- _AIM OF THE TASK_
Leave the pictures out and quote every line from the start of the listing to the line with "anchor=base west] (lhtitle)", inclusive.

- _DATA EXCERPT_
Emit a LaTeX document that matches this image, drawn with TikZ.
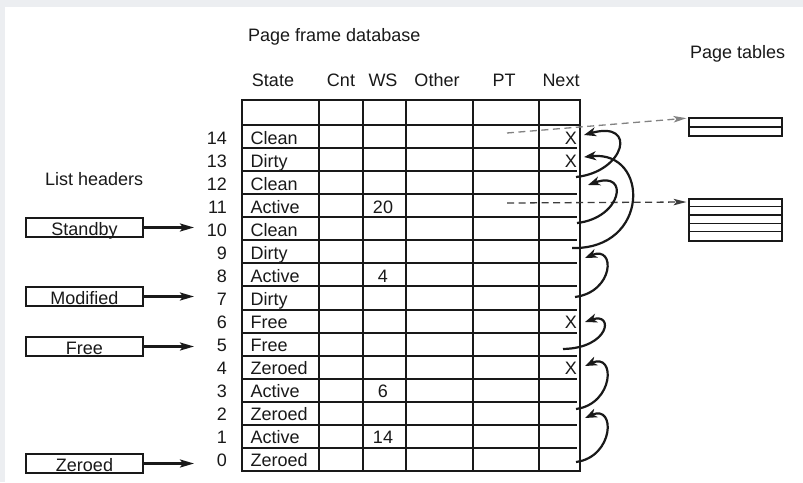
\documentclass[tikz,border=0pt]{standalone}
\usepackage{fontspec}
\setmainfont{Liberation Sans}
\usetikzlibrary{arrows.meta}
\definecolor{bggray}{RGB}{236,238,241}
\definecolor{ink}{RGB}{25,25,25}
\definecolor{dashgray}{RGB}{130,130,130}
\newcommand\fsz{\fontsize{18pt}{21pt}\selectfont}
\tikzset{
  txt/.style={inner sep=0pt, font=\fsz, text=ink},
  tline/.style={line width=2pt, draw=ink},
  hdrbox/.style={draw=ink, line width=1.8pt, minimum width=117pt, minimum height=19pt,
    inner sep=0pt, text height=15pt, text depth=0pt, font=\fsz, text=ink},
  harrow/.style={line width=2.5pt, draw=ink, -{Stealth[length=14pt,width=8pt,inset=3pt]}},
  nextarr/.style={line width=2.2pt, draw=ink, -{Stealth[length=12pt,width=9pt,inset=3.5pt]}},
  ptarr/.style={line width=1.3pt, dash pattern=on 7pt off 4.5pt, -{Stealth[length=13pt,width=6.5pt,inset=3pt]}},
  ptab/.style={draw=ink, line width=2pt, minimum width=93pt, inner sep=0pt},
}
\begin{document}
\begin{tikzpicture}[x=1pt,y=-1pt]
\useasboundingbox (0,0) rectangle (803,482);
\fill[bggray] (0,0) rectangle (803,482);
\fill[white] (5,7) rectangle (803,482);

% titles
\node[txt, anchor=base west] (title) at (248,41.5) {Page frame database};
\node[txt, anchor=base west] (pttitle) at (690,58.5) {Page tables};
\node[txt, anchor=base west] (lhtitle) at (45,185.5) {List headers};

% column headers
\foreach \cx/\nm/\tx in {273/hstate/State, 341/hcnt/Cnt, 383/hws/WS, 437/hother/Other, 504/hpt/PT, 561/hnext/Next}
  \node[txt, anchor=base] (\nm) at (\cx,86.5) {\tx};

% table grid
\foreach \vx in {242,319,363,406,473,539,580}
  \draw[tline] (\vx,100) -- (\vx,471);
\draw[tline] (241,100) -- (581,100);
\draw[tline] (242,125) -- (580,125);
\foreach \k in {1,...,14}{
  \pgfmathsetmacro\yy{125+\k*23.07}
  \draw[tline] (242,\yy) -- (577,\yy);
}
\draw[tline] (241,471) -- (581,471);

% rows
\foreach \r/\s/\w/\x in {14/Clean//X, 13/Dirty//X, 12/Clean//, 11/Active/20/, 10/Clean//,
  9/Dirty//, 8/Active/4/, 7/Dirty//, 6/Free//X, 5/Free//, 4/Zeroed//X, 3/Active/6/,
  2/Zeroed//, 1/Active/14/, 0/Zeroed//}{
  \pgfmathsetmacro\yb{125+(14-\r)*23.07+19}
  \node[txt, anchor=base east] (n\r) at (227,\yb) {\r};
  \node[txt, anchor=base west] (s\r) at (250.5,\yb) {\s};
  \node[txt, anchor=base] (w\r) at (383,\yb) {\w};
  \node[txt, anchor=base east] (x\r) at (577,\yb) {\x};
}

% list headers
\node[hdrbox] (standby) at (84.5,227.5) {Standby};
\node[hdrbox] (modified) at (84.5,296.5) {Modified};
\node[hdrbox] (free) at (84.5,346.5) {Free};
\node[hdrbox] (zeroed) at (84.5,463.5) {Zeroed};
\coordinate (a10) at (194,227.5);
\coordinate (a7) at (194,296.5);
\coordinate (a5) at (194,346.5);
\coordinate (a0) at (194,463.5);
\draw[harrow] (standby.east) -- (a10);
\draw[harrow] (modified.east) -- (a7);
\draw[harrow] (free.east) -- (a5);
\draw[harrow] (zeroed.east) -- (a0);

% page tables
\node[ptab, minimum height=18pt] (pt1) at (735.5,126.7) {};
\draw[line width=1.6pt, draw=ink] (pt1.west) -- (pt1.east);
\node[ptab, minimum height=41.7pt] (pt2) at (735.5,220.15) {};
\foreach \k in {1,...,4}
  \draw[line width=1.6pt, draw=ink] ([yshift=-\k*8.34pt]pt2.north west) -- ([yshift=-\k*8.34pt]pt2.north east);

\coordinate (p14) at (507,133);
\coordinate (p11) at (507,203);
\draw[ptarr, draw=dashgray, color=dashgray] (p14) -- ([shift={(-1.5,1.5)}]pt1.north west);
\draw[ptarr, draw=ink!85, color=ink!85] (p11) -- ([shift={(-1.5,3.7)}]pt2.north west);

% next pointers
\coordinate (s12) at (576,177);  \coordinate (t14) at (584,135);
\coordinate (s10) at (577,223);  \coordinate (t12) at (588,185);
\coordinate (s9)  at (572,248);  \coordinate (t13) at (584,157);
\coordinate (s7)  at (575,297);  \coordinate (t9)  at (585,258);
\coordinate (s5)  at (563,349);  \coordinate (t6)  at (585,322);
\coordinate (s2)  at (576,409);  \coordinate (t4)  at (585,366);
\coordinate (s0)  at (576,462);  \coordinate (t2)  at (585,418);
\draw[nextarr] (s12) .. controls (625,172) and (638,120) .. (t14);
\draw[nextarr] (s10) .. controls (622,218) and (630,170) .. (t12);
\draw[nextarr] (s9)  .. controls (650,250) and (650,150) .. (t13);
\draw[nextarr] (s7)  .. controls (614,292) and (616,245) .. (t9);
\draw[nextarr] (s5)  .. controls (610,348) and (614,312) .. (t6);
\draw[nextarr] (s2)  .. controls (614,404) and (616,352) .. (t4);
\draw[nextarr] (s0)  .. controls (614,457) and (616,404) .. (t2);
\end{tikzpicture}
\end{document}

- _ANSWER_
Emit a LaTeX document that matches this image, drawn with TikZ.
\documentclass[tikz,border=0pt]{standalone}
\usepackage{fontspec}
\setmainfont{Liberation Sans}
\usetikzlibrary{arrows.meta}
\definecolor{bggray}{RGB}{236,238,241}
\definecolor{ink}{RGB}{25,25,25}
\definecolor{dashgray}{RGB}{130,130,130}
\newcommand\fsz{\fontsize{18pt}{21pt}\selectfont}
\tikzset{
  txt/.style={inner sep=0pt, font=\fsz, text=ink},
  tline/.style={line width=2pt, draw=ink},
  hdrbox/.style={draw=ink, line width=1.8pt, minimum width=117pt, minimum height=19pt,
    inner sep=0pt, text height=15pt, text depth=0pt, font=\fsz, text=ink},
  harrow/.style={line width=2.5pt, draw=ink, -{Stealth[length=14pt,width=8pt,inset=3pt]}},
  nextarr/.style={line width=2.2pt, draw=ink, -{Stealth[length=12pt,width=9pt,inset=3.5pt]}},
  ptarr/.style={line width=1.3pt, dash pattern=on 7pt off 4.5pt, -{Stealth[length=13pt,width=6.5pt,inset=3pt]}},
  ptab/.style={draw=ink, line width=2pt, minimum width=93pt, inner sep=0pt},
}
\begin{document}
\begin{tikzpicture}[x=1pt,y=-1pt]
\useasboundingbox (0,0) rectangle (803,482);
\fill[bggray] (0,0) rectangle (803,482);
\fill[white] (5,7) rectangle (803,482);

% titles
\node[txt, anchor=base west] (title) at (248,41.5) {Page frame database};
\node[txt, anchor=base west] (pttitle) at (690,58.5) {Page tables};
\node[txt, anchor=base west] (lhtitle) at (45,185.5) {List headers};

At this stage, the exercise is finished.